Written exercise =
Data follows below. Repeat exactly the lines between the line holding "Give me the matplotlib source for this chart." and the line holding "0.000665, 0.000671, 0.000484, 0.00044]", inclusive, and nothing more; drop pictures.

Dataset =
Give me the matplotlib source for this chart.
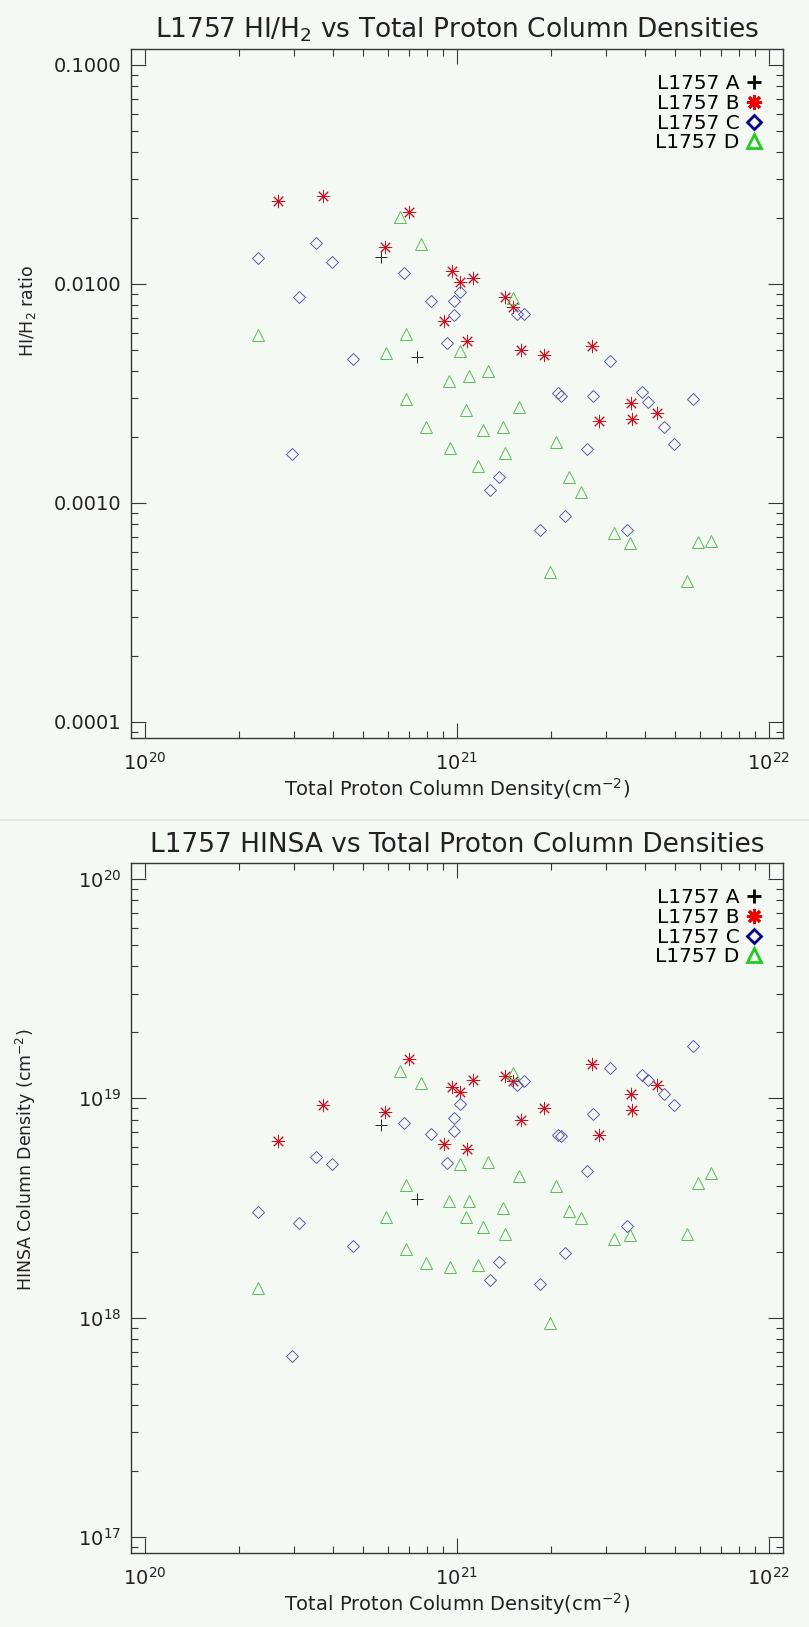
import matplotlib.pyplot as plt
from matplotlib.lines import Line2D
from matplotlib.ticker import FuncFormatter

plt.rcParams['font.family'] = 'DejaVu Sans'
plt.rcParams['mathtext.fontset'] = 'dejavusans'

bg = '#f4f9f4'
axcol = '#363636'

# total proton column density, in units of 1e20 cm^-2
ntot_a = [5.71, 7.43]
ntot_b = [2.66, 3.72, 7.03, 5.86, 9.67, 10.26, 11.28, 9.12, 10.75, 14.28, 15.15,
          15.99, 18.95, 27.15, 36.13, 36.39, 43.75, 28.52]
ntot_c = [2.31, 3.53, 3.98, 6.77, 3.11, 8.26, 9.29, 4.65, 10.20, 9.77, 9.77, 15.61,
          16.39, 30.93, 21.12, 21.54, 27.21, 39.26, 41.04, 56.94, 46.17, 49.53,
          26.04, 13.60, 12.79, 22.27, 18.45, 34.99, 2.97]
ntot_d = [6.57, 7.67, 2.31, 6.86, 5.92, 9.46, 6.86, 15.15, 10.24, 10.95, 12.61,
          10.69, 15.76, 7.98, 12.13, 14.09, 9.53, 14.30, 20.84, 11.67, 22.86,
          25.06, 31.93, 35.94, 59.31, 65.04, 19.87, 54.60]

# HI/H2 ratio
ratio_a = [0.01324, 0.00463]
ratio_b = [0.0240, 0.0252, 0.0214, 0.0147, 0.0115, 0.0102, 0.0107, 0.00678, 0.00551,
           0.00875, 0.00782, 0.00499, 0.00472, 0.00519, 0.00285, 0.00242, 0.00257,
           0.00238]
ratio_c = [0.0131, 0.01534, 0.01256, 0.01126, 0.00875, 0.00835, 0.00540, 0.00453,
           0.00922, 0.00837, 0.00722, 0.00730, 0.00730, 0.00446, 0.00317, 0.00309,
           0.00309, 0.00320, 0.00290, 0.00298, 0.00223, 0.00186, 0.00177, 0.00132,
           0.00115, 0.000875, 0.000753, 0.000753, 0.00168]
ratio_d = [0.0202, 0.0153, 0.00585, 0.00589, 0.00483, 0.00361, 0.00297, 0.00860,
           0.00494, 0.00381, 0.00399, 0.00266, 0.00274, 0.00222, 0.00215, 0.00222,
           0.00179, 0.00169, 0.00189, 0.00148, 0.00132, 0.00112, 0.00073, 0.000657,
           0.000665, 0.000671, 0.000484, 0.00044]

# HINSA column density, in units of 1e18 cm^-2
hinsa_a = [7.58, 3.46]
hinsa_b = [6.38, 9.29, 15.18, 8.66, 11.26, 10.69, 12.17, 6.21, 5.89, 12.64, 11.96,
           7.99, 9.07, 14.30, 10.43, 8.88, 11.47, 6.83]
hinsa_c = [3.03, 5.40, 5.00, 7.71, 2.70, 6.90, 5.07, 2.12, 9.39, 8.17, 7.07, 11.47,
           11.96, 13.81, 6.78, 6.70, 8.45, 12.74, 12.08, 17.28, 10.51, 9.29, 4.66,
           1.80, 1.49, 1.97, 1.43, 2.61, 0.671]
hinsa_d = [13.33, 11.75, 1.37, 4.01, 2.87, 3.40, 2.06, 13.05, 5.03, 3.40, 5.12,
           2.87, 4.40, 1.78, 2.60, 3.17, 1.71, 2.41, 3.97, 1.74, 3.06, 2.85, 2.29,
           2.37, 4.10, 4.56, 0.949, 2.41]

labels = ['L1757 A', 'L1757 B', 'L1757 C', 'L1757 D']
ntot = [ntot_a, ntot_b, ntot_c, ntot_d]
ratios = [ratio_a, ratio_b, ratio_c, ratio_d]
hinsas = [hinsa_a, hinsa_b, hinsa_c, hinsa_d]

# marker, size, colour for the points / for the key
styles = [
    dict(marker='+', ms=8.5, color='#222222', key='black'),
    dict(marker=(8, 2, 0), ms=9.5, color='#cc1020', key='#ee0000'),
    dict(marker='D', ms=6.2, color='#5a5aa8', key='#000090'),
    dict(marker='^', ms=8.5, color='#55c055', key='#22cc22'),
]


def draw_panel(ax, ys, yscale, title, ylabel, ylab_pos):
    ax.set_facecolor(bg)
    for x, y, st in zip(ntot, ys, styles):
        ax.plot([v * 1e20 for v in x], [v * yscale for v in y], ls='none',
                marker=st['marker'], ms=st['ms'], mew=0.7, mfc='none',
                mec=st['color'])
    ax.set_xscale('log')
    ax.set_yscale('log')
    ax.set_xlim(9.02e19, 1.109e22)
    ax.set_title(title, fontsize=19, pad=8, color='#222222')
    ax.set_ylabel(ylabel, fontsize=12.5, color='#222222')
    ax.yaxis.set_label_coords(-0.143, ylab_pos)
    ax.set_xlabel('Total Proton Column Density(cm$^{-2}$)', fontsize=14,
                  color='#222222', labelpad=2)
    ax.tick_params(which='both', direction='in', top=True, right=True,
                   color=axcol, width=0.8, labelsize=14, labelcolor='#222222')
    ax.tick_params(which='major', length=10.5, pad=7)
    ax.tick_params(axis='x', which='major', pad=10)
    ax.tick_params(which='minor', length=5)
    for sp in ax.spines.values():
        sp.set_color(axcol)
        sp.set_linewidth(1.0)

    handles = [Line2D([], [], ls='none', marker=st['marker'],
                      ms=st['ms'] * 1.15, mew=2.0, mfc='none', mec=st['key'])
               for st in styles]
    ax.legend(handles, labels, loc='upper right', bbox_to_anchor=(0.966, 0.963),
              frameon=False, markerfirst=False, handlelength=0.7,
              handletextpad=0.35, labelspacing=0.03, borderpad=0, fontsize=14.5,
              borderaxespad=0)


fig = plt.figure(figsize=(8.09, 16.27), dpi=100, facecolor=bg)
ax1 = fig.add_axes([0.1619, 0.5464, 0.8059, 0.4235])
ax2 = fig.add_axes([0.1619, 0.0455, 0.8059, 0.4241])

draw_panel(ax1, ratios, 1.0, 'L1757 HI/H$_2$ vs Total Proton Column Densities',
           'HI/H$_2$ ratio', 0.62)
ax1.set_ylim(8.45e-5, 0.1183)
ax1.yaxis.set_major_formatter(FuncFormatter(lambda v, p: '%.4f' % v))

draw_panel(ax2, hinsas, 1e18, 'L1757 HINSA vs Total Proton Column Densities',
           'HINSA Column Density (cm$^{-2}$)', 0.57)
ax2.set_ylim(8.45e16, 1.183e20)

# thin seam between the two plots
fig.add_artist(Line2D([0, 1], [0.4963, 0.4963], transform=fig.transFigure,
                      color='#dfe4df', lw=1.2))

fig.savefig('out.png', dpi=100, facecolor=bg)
==
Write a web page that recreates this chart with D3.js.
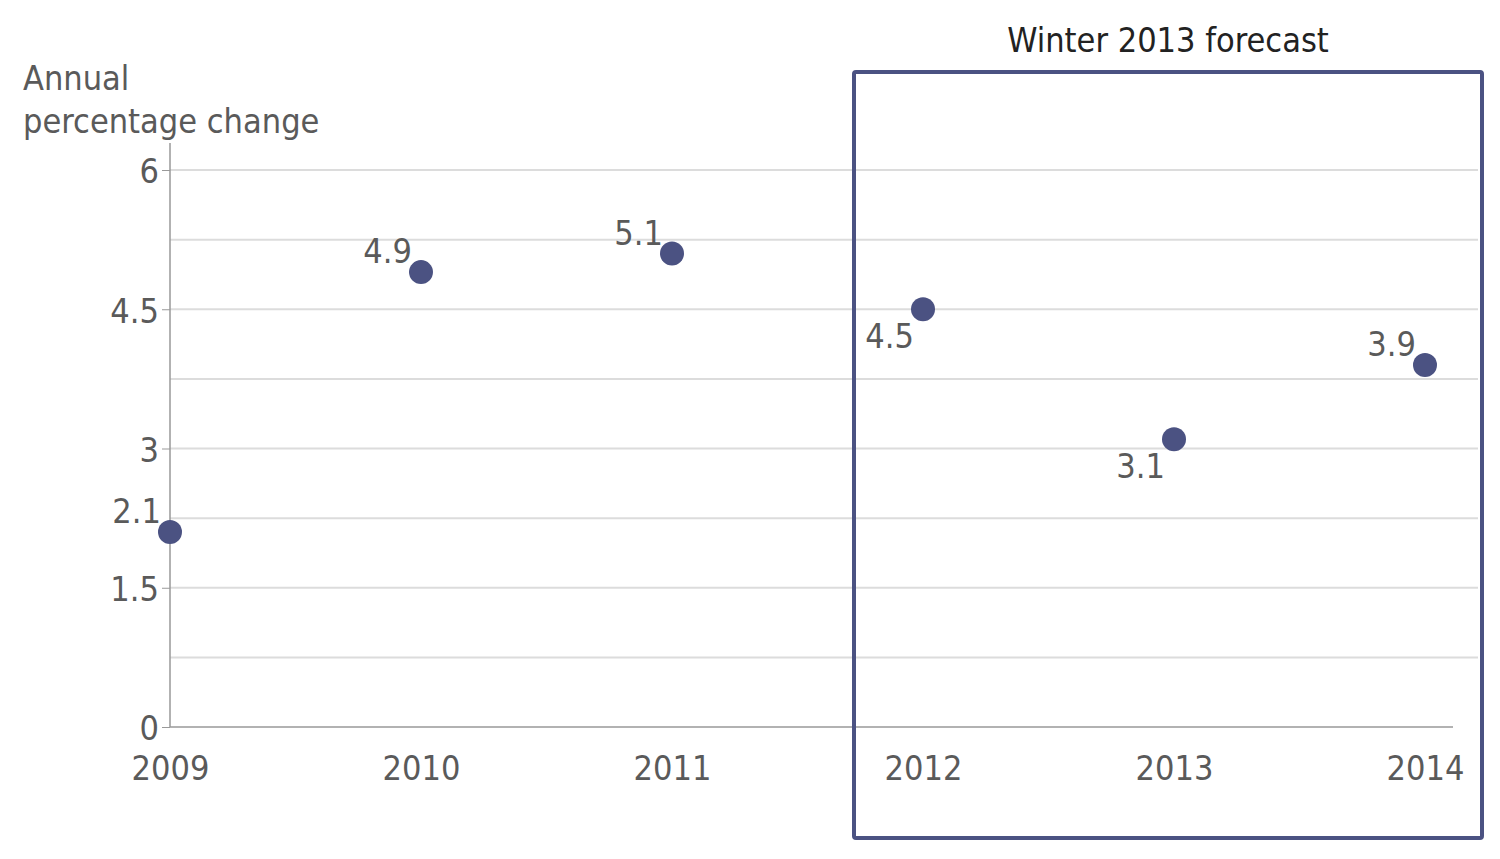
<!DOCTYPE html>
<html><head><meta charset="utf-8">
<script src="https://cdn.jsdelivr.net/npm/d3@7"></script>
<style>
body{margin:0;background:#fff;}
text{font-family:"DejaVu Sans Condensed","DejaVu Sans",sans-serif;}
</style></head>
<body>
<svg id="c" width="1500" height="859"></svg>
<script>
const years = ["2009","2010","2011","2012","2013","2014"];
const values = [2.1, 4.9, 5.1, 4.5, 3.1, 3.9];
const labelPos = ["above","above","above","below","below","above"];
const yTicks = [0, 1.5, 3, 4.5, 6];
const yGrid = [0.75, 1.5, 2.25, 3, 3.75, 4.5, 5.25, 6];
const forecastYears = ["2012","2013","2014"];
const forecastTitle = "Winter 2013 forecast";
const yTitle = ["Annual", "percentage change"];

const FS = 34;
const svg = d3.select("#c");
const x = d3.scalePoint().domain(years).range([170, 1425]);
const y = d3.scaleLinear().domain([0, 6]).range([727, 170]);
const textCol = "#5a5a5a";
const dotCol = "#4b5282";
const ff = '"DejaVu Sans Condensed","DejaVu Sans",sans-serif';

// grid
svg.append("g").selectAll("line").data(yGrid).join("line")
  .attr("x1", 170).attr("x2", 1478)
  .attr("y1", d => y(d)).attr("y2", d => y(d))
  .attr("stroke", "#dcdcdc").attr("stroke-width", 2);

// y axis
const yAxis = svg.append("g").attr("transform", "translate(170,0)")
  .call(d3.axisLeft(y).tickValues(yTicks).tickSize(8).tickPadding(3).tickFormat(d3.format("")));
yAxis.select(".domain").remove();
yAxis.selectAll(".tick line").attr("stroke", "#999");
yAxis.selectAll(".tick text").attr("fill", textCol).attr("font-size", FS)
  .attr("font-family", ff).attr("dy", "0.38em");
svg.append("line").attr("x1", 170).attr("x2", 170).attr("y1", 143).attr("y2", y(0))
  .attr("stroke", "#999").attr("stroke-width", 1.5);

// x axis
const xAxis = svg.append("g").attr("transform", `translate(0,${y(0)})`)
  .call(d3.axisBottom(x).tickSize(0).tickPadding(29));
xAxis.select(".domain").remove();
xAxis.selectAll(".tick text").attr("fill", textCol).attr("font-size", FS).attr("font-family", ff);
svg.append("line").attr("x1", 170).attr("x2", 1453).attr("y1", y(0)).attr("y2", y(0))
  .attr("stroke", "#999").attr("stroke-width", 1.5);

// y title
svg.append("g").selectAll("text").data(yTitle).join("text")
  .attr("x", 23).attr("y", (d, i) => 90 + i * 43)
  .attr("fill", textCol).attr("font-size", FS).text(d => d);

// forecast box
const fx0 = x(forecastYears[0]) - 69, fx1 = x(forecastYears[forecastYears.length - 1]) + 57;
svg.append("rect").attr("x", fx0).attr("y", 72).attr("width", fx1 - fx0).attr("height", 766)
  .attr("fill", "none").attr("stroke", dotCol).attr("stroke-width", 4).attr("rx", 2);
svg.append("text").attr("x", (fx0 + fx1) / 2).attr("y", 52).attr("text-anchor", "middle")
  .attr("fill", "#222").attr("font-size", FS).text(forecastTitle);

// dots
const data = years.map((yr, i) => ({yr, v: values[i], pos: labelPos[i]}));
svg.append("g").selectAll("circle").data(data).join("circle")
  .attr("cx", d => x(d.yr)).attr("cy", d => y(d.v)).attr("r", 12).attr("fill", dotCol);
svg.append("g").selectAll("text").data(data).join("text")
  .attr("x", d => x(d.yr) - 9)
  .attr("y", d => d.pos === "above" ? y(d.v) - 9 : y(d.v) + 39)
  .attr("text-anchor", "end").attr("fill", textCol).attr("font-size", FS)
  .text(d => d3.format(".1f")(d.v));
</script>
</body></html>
...
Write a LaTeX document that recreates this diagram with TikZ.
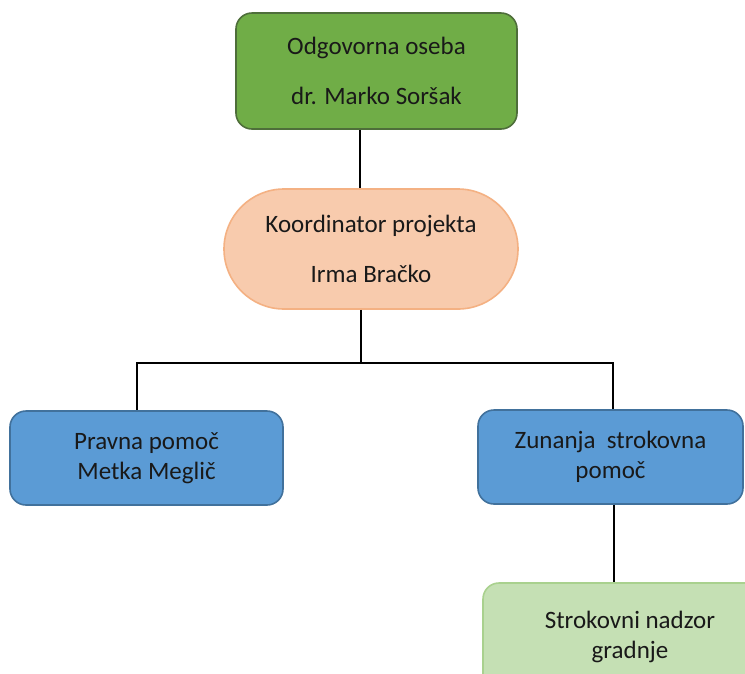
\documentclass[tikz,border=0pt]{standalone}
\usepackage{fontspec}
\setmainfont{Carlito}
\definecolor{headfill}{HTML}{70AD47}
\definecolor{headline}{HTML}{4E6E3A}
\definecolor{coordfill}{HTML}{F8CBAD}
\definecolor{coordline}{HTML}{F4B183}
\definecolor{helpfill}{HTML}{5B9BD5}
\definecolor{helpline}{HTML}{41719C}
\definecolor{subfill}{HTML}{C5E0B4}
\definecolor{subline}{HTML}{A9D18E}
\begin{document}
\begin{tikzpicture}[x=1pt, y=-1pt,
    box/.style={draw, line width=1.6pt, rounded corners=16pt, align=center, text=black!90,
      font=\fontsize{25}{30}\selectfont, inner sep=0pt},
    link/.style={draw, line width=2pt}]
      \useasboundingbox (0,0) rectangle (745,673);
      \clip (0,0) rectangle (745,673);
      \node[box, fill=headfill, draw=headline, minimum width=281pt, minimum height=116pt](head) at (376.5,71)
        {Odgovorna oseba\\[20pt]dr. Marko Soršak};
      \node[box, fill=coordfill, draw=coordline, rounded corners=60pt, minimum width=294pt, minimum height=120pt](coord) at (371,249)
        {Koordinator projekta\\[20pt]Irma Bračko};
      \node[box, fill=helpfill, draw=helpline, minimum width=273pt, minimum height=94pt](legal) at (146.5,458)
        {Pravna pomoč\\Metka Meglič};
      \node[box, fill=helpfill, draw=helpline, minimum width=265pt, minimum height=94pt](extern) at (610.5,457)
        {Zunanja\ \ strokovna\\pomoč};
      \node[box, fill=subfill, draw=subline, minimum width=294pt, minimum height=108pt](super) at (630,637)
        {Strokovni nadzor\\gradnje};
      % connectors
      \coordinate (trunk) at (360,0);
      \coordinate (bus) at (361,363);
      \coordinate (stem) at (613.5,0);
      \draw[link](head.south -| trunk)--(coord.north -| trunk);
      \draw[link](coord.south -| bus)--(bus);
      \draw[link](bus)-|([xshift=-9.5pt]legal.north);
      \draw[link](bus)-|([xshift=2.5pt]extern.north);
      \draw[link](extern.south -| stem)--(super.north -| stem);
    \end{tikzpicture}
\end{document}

Completed exercise =
Give me the matplotlib source for this chart.
import matplotlib.pyplot as plt
from matplotlib.lines import Line2D
from matplotlib.ticker import FuncFormatter

plt.rcParams['font.family'] = 'DejaVu Sans'
plt.rcParams['mathtext.fontset'] = 'dejavusans'

bg = '#f4f9f4'
axcol = '#363636'

# total proton column density, in units of 1e20 cm^-2
ntot_a = [5.71, 7.43]
ntot_b = [2.66, 3.72, 7.03, 5.86, 9.67, 10.26, 11.28, 9.12, 10.75, 14.28, 15.15,
          15.99, 18.95, 27.15, 36.13, 36.39, 43.75, 28.52]
ntot_c = [2.31, 3.53, 3.98, 6.77, 3.11, 8.26, 9.29, 4.65, 10.20, 9.77, 9.77, 15.61,
          16.39, 30.93, 21.12, 21.54, 27.21, 39.26, 41.04, 56.94, 46.17, 49.53,
          26.04, 13.60, 12.79, 22.27, 18.45, 34.99, 2.97]
ntot_d = [6.57, 7.67, 2.31, 6.86, 5.92, 9.46, 6.86, 15.15, 10.24, 10.95, 12.61,
          10.69, 15.76, 7.98, 12.13, 14.09, 9.53, 14.30, 20.84, 11.67, 22.86,
          25.06, 31.93, 35.94, 59.31, 65.04, 19.87, 54.60]

# HI/H2 ratio
ratio_a = [0.01324, 0.00463]
ratio_b = [0.0240, 0.0252, 0.0214, 0.0147, 0.0115, 0.0102, 0.0107, 0.00678, 0.00551,
           0.00875, 0.00782, 0.00499, 0.00472, 0.00519, 0.00285, 0.00242, 0.00257,
           0.00238]
ratio_c = [0.0131, 0.01534, 0.01256, 0.01126, 0.00875, 0.00835, 0.00540, 0.00453,
           0.00922, 0.00837, 0.00722, 0.00730, 0.00730, 0.00446, 0.00317, 0.00309,
           0.00309, 0.00320, 0.00290, 0.00298, 0.00223, 0.00186, 0.00177, 0.00132,
           0.00115, 0.000875, 0.000753, 0.000753, 0.00168]
ratio_d = [0.0202, 0.0153, 0.00585, 0.00589, 0.00483, 0.00361, 0.00297, 0.00860,
           0.00494, 0.00381, 0.00399, 0.00266, 0.00274, 0.00222, 0.00215, 0.00222,
           0.00179, 0.00169, 0.00189, 0.00148, 0.00132, 0.00112, 0.00073, 0.000657,
           0.000665, 0.000671, 0.000484, 0.00044]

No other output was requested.